I venture to write this piece because, for the entirety of my adulthood, I have not believed in myself or what I truly want. Naturally, I have many thoughts to share and I finally feel clear-minded enough to do so.

I've shut out the possibility that I could become a creative and successful person. For the longest time, those two characteristics did not seem to coincide, but were instead two mutually exclusive labels. As the world shifts, so does my focus as I see hundreds and thousands of individuals building success on creativity itself. It's both inspiring and encouraging to see other women building a career for themselves based on their natural talents - ones that I believe are often overlooked.


I grew up a very artistic child - not one for school (in fact, I hated every bit of it), but instead gravitated towards the arts, writing, and outlets that let me express who I was and the vision I had. My little mind thrived on the Home & Garden network, magazines, drawing and painting, and writing. Unfortunately, I never once believed that these interests were anything beyond hobbies.


By the time I graduated high school, I had filled countless journals and notebooks. Underneath my bed was the home to dozens of magazines, all scoured through and cut to bits as I found particular images that sparked my interest. I took to Tumblr as well (as a great deal of teenagers in the early-mid 2000s can attest to this as well); it was a wonderful creative outlet where I could write and share images and quotes that spoke to me. I was never skilled at math or science and often felt that this meant I would be unsuccessful as an adult. I also believed my interests or talents were less valuable.


When I started college, I was intent on becoming an architect / interior designer. I absolutely loved my art history course and couldn't wait to delve into design. I started to feel incredibly discouraged by the time I finished statistics and dropped out of my physics course. I thought, if this is the path to a creative career, I don't want it. I was also very short-sighted... I wanted what would be easy in the moment without foresight to the future. At the time, I was working as a nanny and the attorney I worked for sparked my interest in law...


I wish someone would have told me: "HANNAH - law is the opposite path of the creative heart you possess!!!" But, truth be told, I loved the idea of becoming a lawyer and I knew I could do it well. I was determined and strong-willed and I loved studying criminal justice. It was also something that felt more tangible...more attainable. Read: it was safe - no big risk involved.
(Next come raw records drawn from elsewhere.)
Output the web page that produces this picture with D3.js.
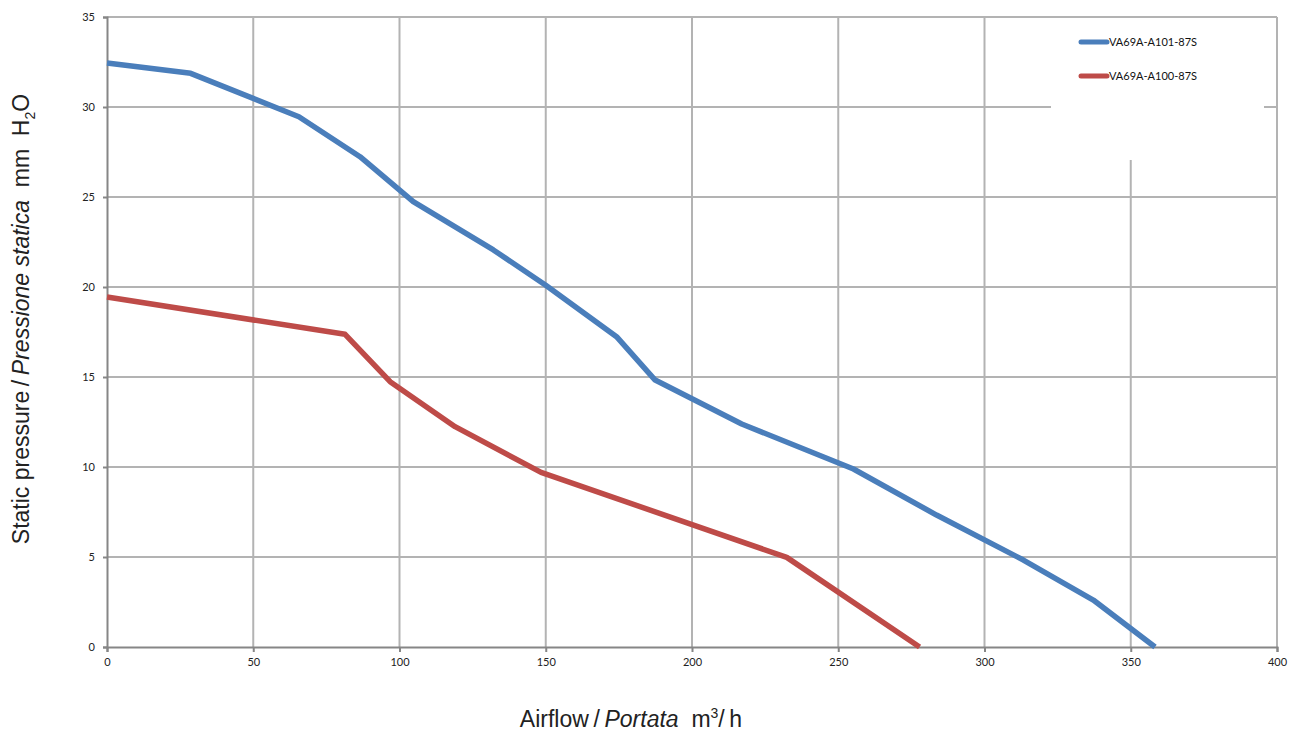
<!DOCTYPE html>
<html><head><meta charset="utf-8">
<script src="https://cdn.jsdelivr.net/npm/d3@7"></script>
<style>body{margin:0;background:#fff}svg{display:block}</style>
</head><body>
<script>
const xTicks = [0,50,100,150,200,250,300,350,400];
const yTicks = [0,5,10,15,20,25,30,35];
const seriesNames = ["VA69A-A101-87S","VA69A-A100-87S"];
const blueX = [0,28.6,65.6,86.5,104.7,132.1,150,174.2,187.4,217,255.2,283.6,313.3,337.2,358.3];
const blueY = [32.44,31.87,29.46,27.24,24.74,22.06,20.1,17.24,14.83,12.39,9.89,7.33,4.83,2.61,0];
const redX = [0,81.4,96.8,119,148.4,232.4,277.8];
const redY = [19.44,17.37,14.74,12.24,9.7,4.98,0];
const colors = ["#4a7ebb","#be4b48"];

const W=1290,H=731;
const svg=d3.select("body").append("svg").attr("width",W).attr("height",H);
const x=d3.scaleLinear().domain([0,400]).range([107,1277]);
const y=d3.scaleLinear().domain([0,35]).range([647,17]);

// grid
svg.append("g").selectAll("line").data(yTicks.filter(d=>d>0)).join("line")
 .attr("x1",x(0)).attr("x2",x(400)).attr("y1",d=>y(d)).attr("y2",d=>y(d))
 .attr("stroke","#b3b3b3").attr("stroke-width",2);
svg.append("g").selectAll("line").data(xTicks.filter(d=>d>0)).join("line")
 .attr("x1",d=>x(d)).attr("x2",d=>x(d)).attr("y1",y(0)).attr("y2",y(35))
 .attr("stroke","#b3b3b3").attr("stroke-width",2);

// legend box (white, covers grid)
svg.append("rect").attr("x",1051).attr("y",18).attr("width",213).attr("height",142).attr("fill","#fff");

// axes
const fTick="Lato, 'Open Sans', sans-serif";
const ax=svg.append("g").attr("transform",`translate(0,${y(0)})`)
 .call(d3.axisBottom(x).tickValues(xTicks).tickSize(5).tickPadding(6));
ax.select(".domain").attr("stroke","#868686").attr("stroke-width",2);
ax.selectAll(".tick line").attr("stroke","#868686").attr("stroke-width",2);
ax.selectAll("text").attr("font-family",fTick).attr("font-size",11).attr("fill","#222");
const ay=svg.append("g").attr("transform",`translate(${x(0)},0)`)
 .call(d3.axisLeft(y).tickValues(yTicks).tickSize(4).tickPadding(8));
ay.select(".domain").attr("stroke","#868686").attr("stroke-width",2);
ay.selectAll(".tick line").attr("stroke","#868686").attr("stroke-width",2);
ay.selectAll("text").attr("font-family",fTick).attr("font-size",11).attr("fill","#222");

// lines
const line=d3.line().x(d=>x(d[0])).y(d=>y(d[1]));
const series=[d3.zip(blueX,blueY),d3.zip(redX,redY)];
svg.append("g").selectAll("path").data(series).join("path")
 .attr("d",line).attr("fill","none").attr("stroke",(d,i)=>colors[i])
 .attr("stroke-width",5.5).attr("stroke-linejoin","round");

// legend
const lg=svg.append("g").selectAll("g").data(seriesNames).join("g")
 .attr("transform",(d,i)=>`translate(0,${42+i*34})`);
lg.append("line").attr("x1",1081).attr("x2",1107).attr("stroke",(d,i)=>colors[i])
 .attr("stroke-width",5).attr("stroke-linecap","round");
lg.append("text").attr("x",1109).attr("y",4).text(d=>d)
 .attr("font-family",fTick).attr("font-size",11).attr("fill","#111");

// axis titles
const fT="'Liberation Sans', Arial, sans-serif";
const xt=svg.append("text").attr("x",631).attr("y",727).attr("text-anchor","middle")
 .attr("font-family",fT).attr("font-size",23).attr("fill","#222");
xt.append("tspan").text("Airflow\u2009/\u2009");
xt.append("tspan").attr("font-style","italic").text("Portata");
xt.append("tspan").text("\u00a0\u00a0m");
xt.append("tspan").attr("font-size",14).attr("dy",-9).text("3");
xt.append("tspan").attr("dy",9).text("/\u2009h");

const yt=svg.append("text").attr("transform","translate(29,319) rotate(-90)").attr("text-anchor","middle")
 .attr("font-family",fT).attr("font-size",23).attr("fill","#222");
yt.append("tspan").text("Static pressure\u2009/\u2009");
yt.append("tspan").attr("font-style","italic").text("Pressione statica");
yt.append("tspan").text("\u00a0\u00a0mm\u00a0\u00a0H");
yt.append("tspan").attr("font-size",14).attr("dy",6).text("2");
yt.append("tspan").attr("dy",-6).text("O");
</script>
</body></html>
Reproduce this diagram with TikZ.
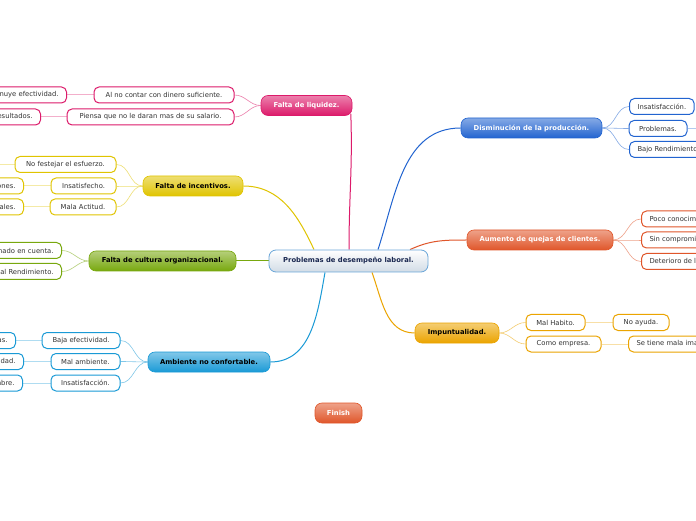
\documentclass[tikz,border=0pt]{standalone}
\usepackage{fontspec}
\setmainfont{DejaVu Sans}
\usepackage{xcolor}
\usepackage{tikz}
\usetikzlibrary{calc,backgrounds}
\definecolor{cPink}{HTML}{DC1A6A}
\definecolor{cYellow}{HTML}{E0C400}
\definecolor{cGreen}{HTML}{78A80E}
\definecolor{cCyan}{HTML}{1A9AD6}
\definecolor{cBlue}{HTML}{2264D0}
\definecolor{cOrange}{HTML}{E0562A}
\definecolor{cAmber}{HTML}{EBA400}
\definecolor{cEdge}{HTML}{6AA6D8}
\definecolor{cMist}{HTML}{D2DCE6}
\definecolor{cNavy}{HTML}{1A2850}
\definecolor{cInk}{HTML}{333333}
\newcommand{\mapfont}{\fontsize{6.8}{8}\selectfont}
\tikzset{
  ctr/.style={draw=cEdge,top color=white,bottom color=cMist,rounded corners=7pt,line width=0.8pt,font=\mapfont\bfseries,text=cNavy,inner sep=2pt},
  topic/.style={draw=#1,top color=#1!55!white,bottom color=#1,rounded corners=7pt,line width=0.6pt,font=\mapfont\bfseries,minimum height=20pt,inner sep=2pt},
  topic/.default=cBlue,
  leaf/.style={draw=#1,fill=white,rounded corners=5pt,line width=1pt,font=\mapfont,text=cInk,minimum height=16pt,inner xsep=8pt,inner ysep=2pt},
  leaf/.default=cBlue,
  trunk/.style={line width=1pt,color=#1},
  twig/.style={line width=0.6pt,color=#1!55!white},
  link/.style={line width=1pt,color=#1!35!white},
}

\begin{document}
\begin{tikzpicture}[x=1pt,y=1pt]
  \useasboundingbox (0,0) rectangle (696,520);
  % centro
  \node[ctr,minimum width=159pt,minimum height=22pt] (prob) at (348.5,259) {Problemas de desempeño laboral.};
  % temas
  \node[topic=cPink,text=white,minimum width=91pt] (liq) at (306.5,414.5) {Falta de liquidez.};
  \node[topic=cYellow,text=black,minimum width=100pt] (inc) at (193,334) {Falta de incentivos.};
  \node[topic=cGreen,text=black,minimum width=147pt] (cul) at (162.5,259) {Falta de cultura organizacional.};
  \node[topic=cCyan,text=black,minimum width=122pt] (amb) at (209,158) {Ambiente no confortable.};
  \node[topic=cBlue,text=white,minimum width=141pt] (dis) at (531.5,392) {Disminución de la producción.};
  \node[topic=cOrange,text=white,minimum width=146pt] (aum) at (540,280) {Aumento de quejas de clientes.};
  \node[topic=cAmber,text=black,minimum width=84pt] (imp) at (457,187) {Impuntualidad.};
  \node[topic=cOrange,text=white,minimum width=47pt] (fin) at (338.5,107) {Finish};
  % falta de liquidez
  \node[leaf=cPink,minimum width=140pt] (noc) at (164,425) {Al no contar con dinero suficiente.};
  \node[leaf=cPink,minimum width=167pt] (pie) at (150.5,403) {Piensa que no le daran mas de su salario.};
  \node[leaf=cPink,anchor=east] (efe) at (67,425) {Disminuye efectividad.};
  \node[leaf=cPink,anchor=east] (res) at (41,403) {Bajos resultados.};
  % falta de incentivos
  \node[leaf=cYellow,minimum width=101pt] (fes) at (65.5,355.5) {No festejar el esfuerzo.};
  \node[leaf=cYellow,minimum width=65pt] (ins) at (83.5,334) {Insatisfecho.};
  \node[leaf=cYellow,minimum width=66pt] (mac) at (83,313) {Mala Actitud.};
  \node[leaf=cYellow,anchor=east] (rel) at (24,334) {Malas relaciones.};
  \node[leaf=cYellow,anchor=east] (con) at (24,313) {Conflictos laborales.};
  \coordinate (fesx) at (-12,355.5);
  % falta de cultura
  \node[leaf=cGreen,anchor=east] (tom) at (62,269.5) {No es tomado en cuenta.};
  \node[leaf=cGreen,anchor=east] (afe) at (62,248.5) {Afecta al Rendimiento.};
  % ambiente no confortable
  \node[leaf=cCyan,minimum width=78pt] (bef) at (81,179.5) {Baja efectividad.};
  \node[leaf=cCyan,minimum width=69pt] (mam) at (85.5,158.5) {Mal ambiente.};
  \node[leaf=cCyan,minimum width=69pt] (isf) at (85.5,137) {Insatisfacción.};
  \node[leaf=cCyan,anchor=east] (ven) at (16,179.5) {Bajas ventas.};
  \node[leaf=cCyan,anchor=east] (pro) at (24,158.5) {Baja productividad.};
  \node[leaf=cCyan,anchor=east] (ice) at (23,137) {Incertidumbre.};
  % disminucion de la produccion
  \node[leaf=cBlue,anchor=west] (dins) at (629,413.5) {Insatisfacción.};
  \node[leaf=cBlue,minimum width=58pt] (dpro) at (658,391.5) {Problemas.};
  \node[leaf=cBlue,anchor=west] (dbaj) at (629,370.5) {Bajo Rendimiento.};
  \coordinate (dprox) at (712,391.5);
  % aumento de quejas
  \node[leaf=cOrange,anchor=west] (poc) at (641,301) {Poco conocimiento.};
  \node[leaf=cOrange,anchor=west] (sin) at (641,280) {Sin compromiso.};
  \node[leaf=cOrange,anchor=west] (det) at (641,258.5) {Deterioro de la imagen.};
  % impuntualidad
  \node[leaf=cAmber,minimum width=59pt] (hab) at (555.5,197.5) {Mal Habito.};
  \node[leaf=cAmber,minimum width=75pt] (emp) at (563.5,176) {Como empresa.};
  \node[leaf=cAmber,minimum width=56pt] (ayu) at (641,197.5) {No ayuda.};
  \node[leaf=cAmber,anchor=west] (ima) at (628,176) {Se tiene mala imagen.};
  \begin{scope}[on background layer]
    \fill[white] (0,0) rectangle (696,520);
    \clip (0,0) rectangle (696,520);
    % ramas principales
    \draw[trunk=cPink] ([xshift=0.5pt]prob.north) to[out=90,in=-88] ([shift={(-1.5pt,2pt)}]liq.south east);
    \draw[trunk=cBlue] ([xshift=29.5pt]prob.north) to[out=72,in=180] (dis.west);
    \draw[trunk=cOrange] ([xshift=61.5pt]prob.north) to[out=25,in=180] (aum.west);
    \draw[trunk=cYellow] ([xshift=-34.5pt]prob.north) to[out=115,in=0] (inc.east);
    \draw[trunk=cGreen] (prob.west) -- (cul.east);
    \draw[trunk=cCyan] ([xshift=-23.5pt]prob.south) to[out=-100,in=0] (amb.east);
    \draw[trunk=cAmber] ([xshift=23.5pt]prob.south) to[out=-70,in=180] (imp.west);
    % hojas
    \draw[twig=cPink] (liq.west) to[out=180,in=0] (noc.east);
    \draw[twig=cPink] (liq.west) to[out=180,in=0] (pie.east);
    \draw[twig=cYellow] (inc.west) to[out=180,in=0] (fes.east);
    \draw[twig=cYellow] (inc.west) to[out=180,in=0] (ins.east);
    \draw[twig=cYellow] (inc.west) to[out=180,in=0] (mac.east);
    \draw[twig=cGreen] (cul.west) to[out=180,in=0] (tom.east);
    \draw[twig=cGreen] (cul.west) to[out=180,in=0] (afe.east);
    \draw[twig=cCyan] (amb.west) to[out=180,in=0] (bef.east);
    \draw[twig=cCyan] (amb.west) to[out=180,in=0] (mam.east);
    \draw[twig=cCyan] (amb.west) to[out=180,in=0] (isf.east);
    \draw[twig=cBlue] (dis.east) to[out=0,in=180] (dins.west);
    \draw[twig=cBlue] (dis.east) to[out=0,in=180] (dpro.west);
    \draw[twig=cBlue] (dis.east) to[out=0,in=180] (dbaj.west);
    \draw[twig=cOrange] (aum.east) to[out=0,in=180] (poc.west);
    \draw[twig=cOrange] (aum.east) to[out=0,in=180] (sin.west);
    \draw[twig=cOrange] (aum.east) to[out=0,in=180] (det.west);
    \draw[twig=cAmber] (imp.east) to[out=0,in=180] (hab.west);
    \draw[twig=cAmber] (imp.east) to[out=0,in=180] (emp.west);
    % enlaces
    \draw[link=cPink] (noc.west) -- (efe.east);
    \draw[link=cPink] (pie.west) -- (res.east);
    \draw[link=cYellow] (fes.west) -- (fesx);
    \draw[link=cYellow] (ins.west) -- (rel.east);
    \draw[link=cYellow] (mac.west) -- (con.east);
    \draw[link=cCyan] (bef.west) -- (ven.east);
    \draw[link=cCyan] (mam.west) -- (pro.east);
    \draw[link=cCyan] (isf.west) -- (ice.east);
    \draw[link=cBlue] (dpro.east) -- (dprox);
    \draw[link=cAmber] (hab.east) -- (ayu.west);
    \draw[link=cAmber] (emp.east) -- (ima.west);
  \end{scope}
\end{tikzpicture}
\end{document}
I also excelled greatly in college once I changed my major and started studying social science. I got a true high from making good grades and expressing my opinion through research and essays. By in large, it formed my identity for a time. This set me on a course that did not lead to law school, but instead landed me with a Master's degree in Criminal Justice. I'll always value the journey for what it was, and while I'm incredibly grateful for that path and all it taught me...


it's time to get back to my roots.


I'm disappointed that, in many ways, the culture in America puts forth that a strong work ethic naturally must translate to becoming a doctor, a teacher, a lawyer, and so on. These things are deemed 'worthy' and 'necessary,' while the artistic world is ignored and under valued. I could go on and on about the necessity of art and creatives (e.g. historical value, quality of life, influence in media, culture, etc). Art (in all its MANY forms) quite literally shapes us and our world.


My heart absolutely yearns to create and inspire. I'm driven by visuals and words and doing. There's something so freeing about writing, brainstorming, collecting, envisioning, and ultimately creating. I aspire to create something beautiful with my words: words that encourage and move others. I aspire to use my eye to curate beautiful spaces. I want to push myself outside of the monotony I've been living it to pursue something greater.


For the first time I believe I have the power to do so.


I'm not sure where I'll land, but I'm determined to seek out what makes my heart happy, while inspiring others along the way.